Written problem: Skip every image and restate the data word for word.

━━━━━ Stored data ━━━━━

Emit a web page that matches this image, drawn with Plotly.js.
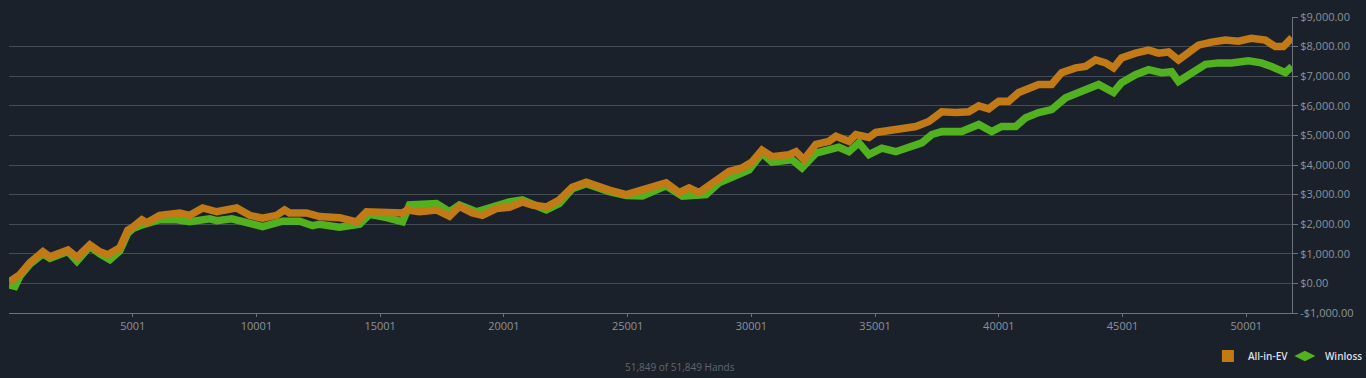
<!DOCTYPE html>
<html>
<head>
<meta charset="utf-8">
<script src="https://cdn.plot.ly/plotly-3.0.1.min.js"></script>
<style>
html,body{margin:0;padding:0;background:#1b212a;}
#chart{width:1366px;height:378px;}
</style>
</head>
<body>
<div id="chart"></div>
<script>
// Hand numbers and cumulative $ values
const evHands = [1,242,444,848,1372,1655,2058,2381,2744,3269,3673,3996,4480,4803,5005,5368,5570,6094,6902,7305,7830,8395,9202,9727,10251,10816,11139,11341,12027,12552,13359,14045,14449,15095,15377,15902,16104,16588,17274,17799,18202,18727,19131,19696,20220,20745,21149,21714,22238,22763,23328,23732,24256,24942,25467,25870,26274,26557,27081,27485,27889,28575,29099,29624,30028,30431,30835,31521,31804,32127,32611,33136,33418,33943,34225,34750,35032,35840,36647,37172,37696,38261,38786,39190,39593,39997,40400,40804,41611,42136,42540,43105,43508,43912,44315,44638,44961,45526,46051,46454,46858,47262,47665,48069,48593,49158,49683,50207,50772,51176,51499,51849];
const evValues = [50,150,300,700,1070,900,1030,1130,880,1300,1070,970,1200,1800,1900,2150,2050,2300,2380,2300,2550,2420,2550,2300,2200,2300,2480,2380,2380,2260,2220,2080,2420,2420,2380,2380,2480,2420,2480,2270,2600,2380,2300,2530,2570,2750,2650,2580,2820,3250,3420,3280,3150,3000,3100,3230,3330,3400,3070,3230,3070,3500,3780,3900,4100,4500,4280,4350,4450,4180,4700,4800,4970,4800,5030,4930,5100,5200,5300,5470,5800,5770,5800,6000,5900,6150,6150,6450,6720,6720,7120,7280,7330,7550,7450,7280,7620,7780,7880,7780,7820,7550,7780,8050,8150,8220,8180,8280,8220,8000,8000,8300];

const wlHands = [1,242,444,848,1372,1655,2058,2381,2744,3269,3673,4077,4480,4803,5005,5287,6094,6781,7305,8113,8395,9000,10251,11058,11745,12269,12552,13359,14166,14570,15256,15902,16185,16871,17274,17799,18202,18889,19696,20220,20745,21714,22238,22763,23328,23732,24256,24942,25596,26153,26557,27212,28171,28696,29906,30431,30835,31642,32046,32611,33136,33539,33943,34346,34750,35275,35840,36365,36889,37293,37696,38504,39190,39714,40118,40683,41087,41611,42136,42701,43226,43750,44033,44638,44961,45526,46051,46575,46979,47262,47786,48351,48876,49400,50086,50611,51014,51580,51849];
const wlValues = [-50,-100,250,650,1000,850,980,1080,750,1250,1000,800,1100,1700,1850,1950,2150,2150,2080,2180,2120,2180,1920,2100,2100,1950,2000,1900,2000,2330,2220,2080,2650,2650,2700,2420,2650,2420,2650,2750,2820,2480,2700,3200,3370,3250,3100,2970,2950,3150,3300,2950,3000,3400,3830,4400,4100,4180,3900,4400,4500,4600,4450,4750,4350,4570,4450,4620,4750,5030,5130,5130,5370,5130,5300,5300,5600,5770,5870,6270,6450,6620,6720,6450,6780,7050,7220,7120,7150,6820,7120,7400,7450,7450,7520,7450,7330,7120,7330];

const xTickVals = [5001,10001,15001,20001,25001,30001,35001,40001,45001,50001];
const xTickText = ["5001","10001","15001","20001","25001","30001","35001","40001","45001","50001"];
const yTickVals = [-1000,0,1000,2000,3000,4000,5000,6000,7000,8000,9000];
const yTickText = ["-$1,000.00","$0.00","$1,000.00","$2,000.00","$3,000.00","$4,000.00","$5,000.00","$6,000.00","$7,000.00","$8,000.00","$9,000.00"];
const seriesNames = ["All-in-EV","Winloss"];
const handsCaption = "51,849 of 51,849 Hands";

const EV_COLOR = "#c27a17";
const WL_COLOR = "#52b11f";

const traces = [
  {x: wlHands, y: wlValues, type: "scatter", mode: "lines", name: seriesNames[1],
   line: {color: WL_COLOR, width: 7.5}, showlegend: false, hoverinfo: "skip"},
  {x: evHands, y: evValues, type: "scatter", mode: "lines", name: seriesNames[0],
   line: {color: EV_COLOR, width: 7.5}, showlegend: false, hoverinfo: "skip"},
  {x: [null], y: [null], type: "scatter", mode: "markers", name: seriesNames[0],
   marker: {symbol: "square", size: 12, color: EV_COLOR}, showlegend: true},
  {x: [null], y: [null], type: "scatter", mode: "markers", name: seriesNames[1],
   marker: {symbol: "diamond-wide", size: 15, color: WL_COLOR}, showlegend: true}
];

const layout = {
  width: 1366, height: 378,
  paper_bgcolor: "#1b212a", plot_bgcolor: "#1b212a",
  margin: {l: 9, r: 74, t: 17, b: 65, autoexpand: false},
  font: {family: "Open Sans, sans-serif", size: 11, color: "#8b929b"},
  showlegend: true,
  legend: {orientation: "h", xref: "container", x: 0.997, xanchor: "right", y: -0.145, yanchor: "middle",
           font: {size: 10, color: "#dcdfe2", weight: 600}, bgcolor: "rgba(0,0,0,0)", itemwidth: 30,
           entrywidth: 32, entrywidthmode: "pixels", tracegroupgap: 0},
  xaxis: {range: [1, 51849], tickvals: xTickVals, ticktext: xTickText,
          showgrid: false, zeroline: false, showline: true, linecolor: "#6b737d", linewidth: 1,
          ticks: "outside", ticklen: 3, tickcolor: "#6b737d",
          tickfont: {size: 11, color: "#8b929b"}},
  yaxis: {range: [-1000, 9000], side: "right", tickvals: yTickVals, ticktext: yTickText,
          showgrid: true, gridcolor: "#434b55", gridwidth: 1, zeroline: false,
          showline: true, linecolor: "#6b737d", linewidth: 1,
          ticks: "outside", ticklen: 5, tickcolor: "#6b737d",
          tickfont: {size: 11, color: "#8b929b"}},
  annotations: [
    {text: handsCaption, xref: "paper", yref: "paper", x: 0.523, y: -0.182,
     xanchor: "center", yanchor: "middle", showarrow: false,
     font: {size: 10, color: "#5f6670"}}
  ]
};

Plotly.newPlot("chart", traces, layout, {displayModeBar: false, staticPlot: true});
</script>
</body>
</html>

━━━━━

Result below:
Emit a web page that matches this image, drawn with Plotly.js.
<!DOCTYPE html>
<html>
<head>
<meta charset="utf-8">
<script src="https://cdn.plot.ly/plotly-3.0.1.min.js"></script>
<style>
html,body{margin:0;padding:0;background:#1b212a;}
#chart{width:1366px;height:378px;}
</style>
</head>
<body>
<div id="chart"></div>
<script>
// Hand numbers and cumulative $ values
const evHands = [1,242,444,848,1372,1655,2058,2381,2744,3269,3673,3996,4480,4803,5005,5368,5570,6094,6902,7305,7830,8395,9202,9727,10251,10816,11139,11341,12027,12552,13359,14045,14449,15095,15377,15902,16104,16588,17274,17799,18202,18727,19131,19696,20220,20745,21149,21714,22238,22763,23328,23732,24256,24942,25467,25870,26274,26557,27081,27485,27889,28575,29099,29624,30028,30431,30835,31521,31804,32127,32611,33136,33418,33943,34225,34750,35032,35840,36647,37172,37696,38261,38786,39190,39593,39997,40400,40804,41611,42136,42540,43105,43508,43912,44315,44638,44961,45526,46051,46454,46858,47262,47665,48069,48593,49158,49683,50207,50772,51176,51499,51849];
const evValues = [50,150,300,700,1070,900,1030,1130,880,1300,1070,970,1200,1800,1900,2150,2050,2300,2380,2300,2550,2420,2550,2300,2200,2300,2480,2380,2380,2260,2220,2080,2420,2420,2380,2380,2480,2420,2480,2270,2600,2380,2300,2530,2570,2750,2650,2580,2820,3250,3420,3280,3150,3000,3100,3230,3330,3400,3070,3230,3070,3500,3780,3900,4100,4500,4280,4350,4450,4180,4700,4800,4970,4800,5030,4930,5100,5200,5300,5470,5800,5770,5800,6000,5900,6150,6150,6450,6720,6720,7120,7280,7330,7550,7450,7280,7620,7780,7880,7780,7820,7550,7780,8050,8150,8220,8180,8280,8220,8000,8000,8300];

const wlHands = [1,242,444,848,1372,1655,2058,2381,2744,3269,3673,4077,4480,4803,5005,5287,6094,6781,7305,8113,8395,9000,10251,11058,11745,12269,12552,13359,14166,14570,15256,15902,16185,16871,17274,17799,18202,18889,19696,20220,20745,21714,22238,22763,23328,23732,24256,24942,25596,26153,26557,27212,28171,28696,29906,30431,30835,31642,32046,32611,33136,33539,33943,34346,34750,35275,35840,36365,36889,37293,37696,38504,39190,39714,40118,40683,41087,41611,42136,42701,43226,43750,44033,44638,44961,45526,46051,46575,46979,47262,47786,48351,48876,49400,50086,50611,51014,51580,51849];
const wlValues = [-50,-100,250,650,1000,850,980,1080,750,1250,1000,800,1100,1700,1850,1950,2150,2150,2080,2180,2120,2180,1920,2100,2100,1950,2000,1900,2000,2330,2220,2080,2650,2650,2700,2420,2650,2420,2650,2750,2820,2480,2700,3200,3370,3250,3100,2970,2950,3150,3300,2950,3000,3400,3830,4400,4100,4180,3900,4400,4500,4600,4450,4750,4350,4570,4450,4620,4750,5030,5130,5130,5370,5130,5300,5300,5600,5770,5870,6270,6450,6620,6720,6450,6780,7050,7220,7120,7150,6820,7120,7400,7450,7450,7520,7450,7330,7120,7330];

const xTickVals = [5001,10001,15001,20001,25001,30001,35001,40001,45001,50001];
const xTickText = ["5001","10001","15001","20001","25001","30001","35001","40001","45001","50001"];
const yTickVals = [-1000,0,1000,2000,3000,4000,5000,6000,7000,8000,9000];
const yTickText = ["-$1,000.00","$0.00","$1,000.00","$2,000.00","$3,000.00","$4,000.00","$5,000.00","$6,000.00","$7,000.00","$8,000.00","$9,000.00"];
const seriesNames = ["All-in-EV","Winloss"];
const handsCaption = "51,849 of 51,849 Hands";

const EV_COLOR = "#c27a17";
const WL_COLOR = "#52b11f";

const traces = [
  {x: wlHands, y: wlValues, type: "scatter", mode: "lines", name: seriesNames[1],
   line: {color: WL_COLOR, width: 7.5}, showlegend: false, hoverinfo: "skip"},
  {x: evHands, y: evValues, type: "scatter", mode: "lines", name: seriesNames[0],
   line: {color: EV_COLOR, width: 7.5}, showlegend: false, hoverinfo: "skip"},
  {x: [null], y: [null], type: "scatter", mode: "markers", name: seriesNames[0],
   marker: {symbol: "square", size: 12, color: EV_COLOR}, showlegend: true},
  {x: [null], y: [null], type: "scatter", mode: "markers", name: seriesNames[1],
   marker: {symbol: "diamond-wide", size: 15, color: WL_COLOR}, showlegend: true}
];

const layout = {
  width: 1366, height: 378,
  paper_bgcolor: "#1b212a", plot_bgcolor: "#1b212a",
  margin: {l: 9, r: 74, t: 17, b: 65, autoexpand: false},
  font: {family: "Open Sans, sans-serif", size: 11, color: "#8b929b"},
  showlegend: true,
  legend: {orientation: "h", xref: "container", x: 0.997, xanchor: "right", y: -0.145, yanchor: "middle",
           font: {size: 10, color: "#dcdfe2", weight: 600}, bgcolor: "rgba(0,0,0,0)", itemwidth: 30,
           entrywidth: 32, entrywidthmode: "pixels", tracegroupgap: 0},
  xaxis: {range: [1, 51849], tickvals: xTickVals, ticktext: xTickText,
          showgrid: false, zeroline: false, showline: true, linecolor: "#6b737d", linewidth: 1,
          ticks: "outside", ticklen: 3, tickcolor: "#6b737d",
          tickfont: {size: 11, color: "#8b929b"}},
  yaxis: {range: [-1000, 9000], side: "right", tickvals: yTickVals, ticktext: yTickText,
          showgrid: true, gridcolor: "#434b55", gridwidth: 1, zeroline: false,
          showline: true, linecolor: "#6b737d", linewidth: 1,
          ticks: "outside", ticklen: 5, tickcolor: "#6b737d",
          tickfont: {size: 11, color: "#8b929b"}},
  annotations: [
    {text: handsCaption, xref: "paper", yref: "paper", x: 0.523, y: -0.182,
     xanchor: "center", yanchor: "middle", showarrow: false,
     font: {size: 10, color: "#5f6670"}}
  ]
};

Plotly.newPlot("chart", traces, layout, {displayModeBar: false, staticPlot: true});
</script>
</body>
</html>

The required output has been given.